In the contemporary world of fractal geometry and complex systems, the small can move the big, from some almost invisible initial conditions the miraculous mandalas of sense are created. From the initial conditions of play and defiance, wise childishness and resilience of spirit. Thinking about that edge, the contemporary mysticists of science will speak, like some old alchemists, about the growth of the new from what appears as chaotic, about sensing the surroundings and coming in touch with the other, about how the imperfection is good, how heterogeneity and colourfulness are the matter of strength and not the weakness, how equilibrium equals death and chaos leads to ruin, while only life and walking on the edge is what is ultimately seen, what means, what grows and what is loved.

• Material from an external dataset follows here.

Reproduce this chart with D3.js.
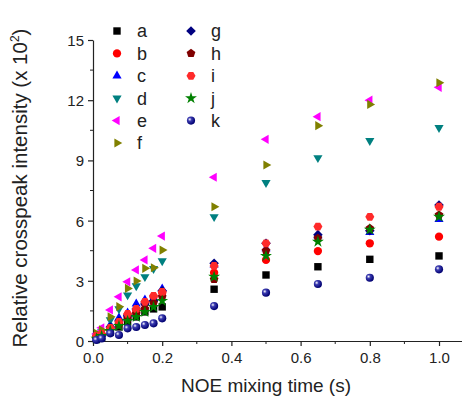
<!DOCTYPE html>
<html><head><meta charset="utf-8">
<script src="https://cdn.jsdelivr.net/npm/d3@7"></script>
<style>
html,body{margin:0;padding:0;background:#fff;}
svg{display:block;font-family:"Liberation Sans",Arial,sans-serif;}
</style></head>
<body><svg id="c" width="464" height="403"></svg>
<script>
// ---- data ----
const times = [0.01, 0.025, 0.05, 0.075, 0.1, 0.125, 0.15, 0.175, 0.2, 0.35, 0.5, 0.65, 0.8, 1.0];
const seriesNames = ["a","b","c","d","e","f","g","h","i","j","k"];
const a = [0.10, 0.20, 0.45, 0.70, 0.95, 1.20, 1.45, 1.60, 1.70, 2.58, 3.29, 3.70, 4.07, 4.24];
const b = [0.20, 0.30, 0.60, 0.90, 1.30, 1.50, 1.85, 2.20, 2.40, 3.40, 4.04, 4.48, 4.87, 5.20];
const c = [0.15, 0.35, 0.80, 1.15, 1.40, 1.85, 2.05, 2.10, 2.60, 3.80, 4.60, 5.25, 5.41, 6.06];
const d = [0.25, 0.45, 1.05, 1.60, 2.29, 2.74, 3.20, 3.60, 3.99, 6.19, 7.89, 9.13, 9.98, 10.63];
const e = [0.35, 0.66, 1.55, 2.20, 2.95, 3.54, 4.04, 4.62, 5.23, 8.16, 10.05, 11.18, 12.00, 12.64];
const f = [0.38, 0.55, 1.21, 1.71, 2.62, 2.99, 3.62, 3.65, 4.53, 6.69, 8.77, 10.73, 11.79, 12.87];
const g = [0.15, 0.30, 0.70, 1.00, 1.25, 1.60, 1.85, 2.00, 2.50, 3.87, 4.87, 5.30, 5.50, 6.78];
const h = [0.18, 0.30, 0.55, 0.80, 1.10, 1.35, 1.60, 1.90, 2.20, 3.07, 4.50, 5.12, 5.61, 6.28];
const i = [0.25, 0.35, 0.65, 0.95, 1.35, 1.60, 1.95, 2.25, 2.45, 3.74, 4.87, 5.70, 6.19, 6.69];
const j = [0.12, 0.25, 0.50, 0.75, 1.00, 1.20, 1.45, 1.70, 2.00, 3.20, 4.24, 4.95, 5.55, 6.19];
const k = [0.05, 0.13, 0.38, 0.30, 0.63, 0.70, 0.80, 0.88, 1.13, 1.74, 2.41, 2.84, 3.15, 3.57];
const seriesValues = [a,b,c,d,e,f,g,h,i,j,k];
const xTicks = [0.0, 0.2, 0.4, 0.6, 0.8, 1.0];
const yTicks = [0, 3, 6, 9, 12, 15];
const xTitle = "NOE mixing time (s)";
const yTitle = "Relative crosspeak intensity (x 10";

// ---- styles ----
const colors = ["#000000","#ff0000","#0000ff","#008080","#ff00ff","#808000","#000080","#800000","#ff2a2a","#008000","#000080"];
const shapes = ["square","circle","up","down","left","right","diamond","pentagon","hexagon","star","ball"];

const svg = d3.select("#c");
const x = d3.scaleLinear().domain([0, 1.065]).range([93, 461.5]);
const y = d3.scaleLinear().domain([0, 15]).range([341, 40]);

const defs = svg.append("defs");
const grad = defs.append("radialGradient").attr("id","ball").attr("cx","0.35").attr("cy","0.35").attr("r","0.65");
grad.append("stop").attr("offset","0").attr("stop-color","#ffffff");
grad.append("stop").attr("offset","0.35").attr("stop-color","#3a3ab0");
grad.append("stop").attr("offset","1").attr("stop-color","#000070");

function poly(n, r, rot){
  const pts=[];
  for(let q=0;q<n;q++){const ang=rot+q*2*Math.PI/n;pts.push([r*Math.cos(ang),r*Math.sin(ang)]);}
  return "M"+pts.map(p=>p[0].toFixed(2)+","+p[1].toFixed(2)).join("L")+"Z";
}
function shapePath(s){
  switch(s){
    case "square": return "M-3.7,-3.7H3.7V3.7H-3.7Z";
    case "circle": return d3.symbol(d3.symbolCircle, 54)();
    case "up": return poly(3, 5.3, -Math.PI/2);
    case "down": return poly(3, 5.3, Math.PI/2);
    case "left": return poly(3, 5.3, Math.PI);
    case "right": return poly(3, 5.3, 0);
    case "diamond": return poly(4, 4.8, 0);
    case "pentagon": return poly(5, 4.6, -Math.PI/2);
    case "hexagon": return poly(6, 4.5, 0);
    case "star": return d3.symbol(d3.symbolStar, 44)();
    case "ball": return d3.symbol(d3.symbolCircle, 52)();
  }
}
function fillFor(idx){ return shapes[idx]==="ball" ? "url(#ball)" : colors[idx]; }

// ---- axes ----
const ink = "#222";
const xAxis = d3.axisBottom(x).tickValues(xTicks).tickFormat(d3.format(".1f")).tickSize(5).tickSizeOuter(0);
const gx = svg.append("g").attr("transform","translate(0,341)").call(xAxis);
const yAxis = d3.axisLeft(y).tickValues(yTicks).tickFormat(d3.format("d")).tickSize(5).tickSizeOuter(0);
const gy = svg.append("g").attr("transform","translate(93,0)").call(yAxis);
[gx,gy].forEach(gg=>{
  gg.select(".domain").attr("stroke",ink).attr("stroke-width",1.2);
  gg.selectAll(".tick line").attr("stroke",ink).attr("stroke-width",1.2);
  gg.selectAll(".tick text").attr("fill",ink).style("font-size","15px").style("font-family","Liberation Sans, Arial, sans-serif");
});
gx.selectAll(".tick text").attr("dy","0.95em");
gy.selectAll(".tick text").attr("dx","-1px").attr("dy","0.36em");
// minor ticks
const xMinor = d3.range(0.1, 1.05, 0.2);
svg.append("g").selectAll("line").data(xMinor).join("line")
  .attr("x1",v=>x(v)).attr("x2",v=>x(v)).attr("y1",341).attr("y2",344).attr("stroke",ink).attr("stroke-width",1);
const yMinor = d3.range(1.5, 15, 3);
svg.append("g").selectAll("line").data(yMinor).join("line")
  .attr("x1",90).attr("x2",93).attr("y1",v=>y(v)).attr("y2",v=>y(v)).attr("stroke",ink).attr("stroke-width",1);

// titles
svg.append("text").attr("x",266).attr("y",392).attr("text-anchor","middle")
  .attr("fill",ink).style("font-size","19px").text(xTitle);
const yt = svg.append("text").attr("transform","translate(27,188) rotate(-90)").attr("text-anchor","middle")
  .attr("fill",ink).style("font-size","20.5px");
yt.append("tspan").text(yTitle);
yt.append("tspan").attr("dy","-8").style("font-size","12px").text("2");
yt.append("tspan").attr("dy","8").text(")");

// ---- points ----
const pts = svg.append("g");
seriesValues.forEach((vals, idx)=>{
  pts.append("g").selectAll("path").data(vals.map((v,t)=>[times[t],v])).join("path")
    .attr("d", shapePath(shapes[idx]))
    .attr("transform", p=>`translate(${x(p[0])},${y(p[1])})`)
    .attr("fill", fillFor(idx));
});

// ---- legend ----
const leg = svg.append("g");
seriesNames.forEach((name, idx)=>{
  const col = idx < 6 ? 0 : 1;
  const row = idx < 6 ? idx : idx - 6;
  const sx = col===0 ? 117 : 191;
  const sy = 31 + row*22.4;
  leg.append("path").attr("d", shapePath(shapes[idx])).attr("transform",`translate(${sx},${sy})`).attr("fill", fillFor(idx));
  leg.append("text").attr("x", sx+20).attr("y", sy).attr("dy","0.36em").attr("fill",ink)
    .style("font-size","18px").text(name);
});
</script></body></html>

This year for the thirtieth time, connoisseurs and lovers of the written and painted word, the curious ones and accidental passers-by will all together enter the skylit palace of the book, the world at the edge of chaos, the Pula factory for wise childishness and smart play; they will dive between the shadows of the past, and right into the colours of all futures. Sit at the desk, on the bench, smell the ink of the paper, mirror in which each and every one can and must be reflected.
Vita! Vita! Let everyone look at themselves in that mirror without fear, let them comb their hair and dishevel it back again in the microcosmos of the book, at the heart of Istrian microcosmos, at the heart of human speech. Let them walk where one bravely reaches upwards, where the large and small meet in their One, where blacksmiths of the better stories, travellers of the trains and rockets rushing far away, grooms of the tired Pegasuses reign. Where cheerfully and bravely we show our tongues to the tough judges and dark clouds, to the all too important world tempests of senselessness and fear.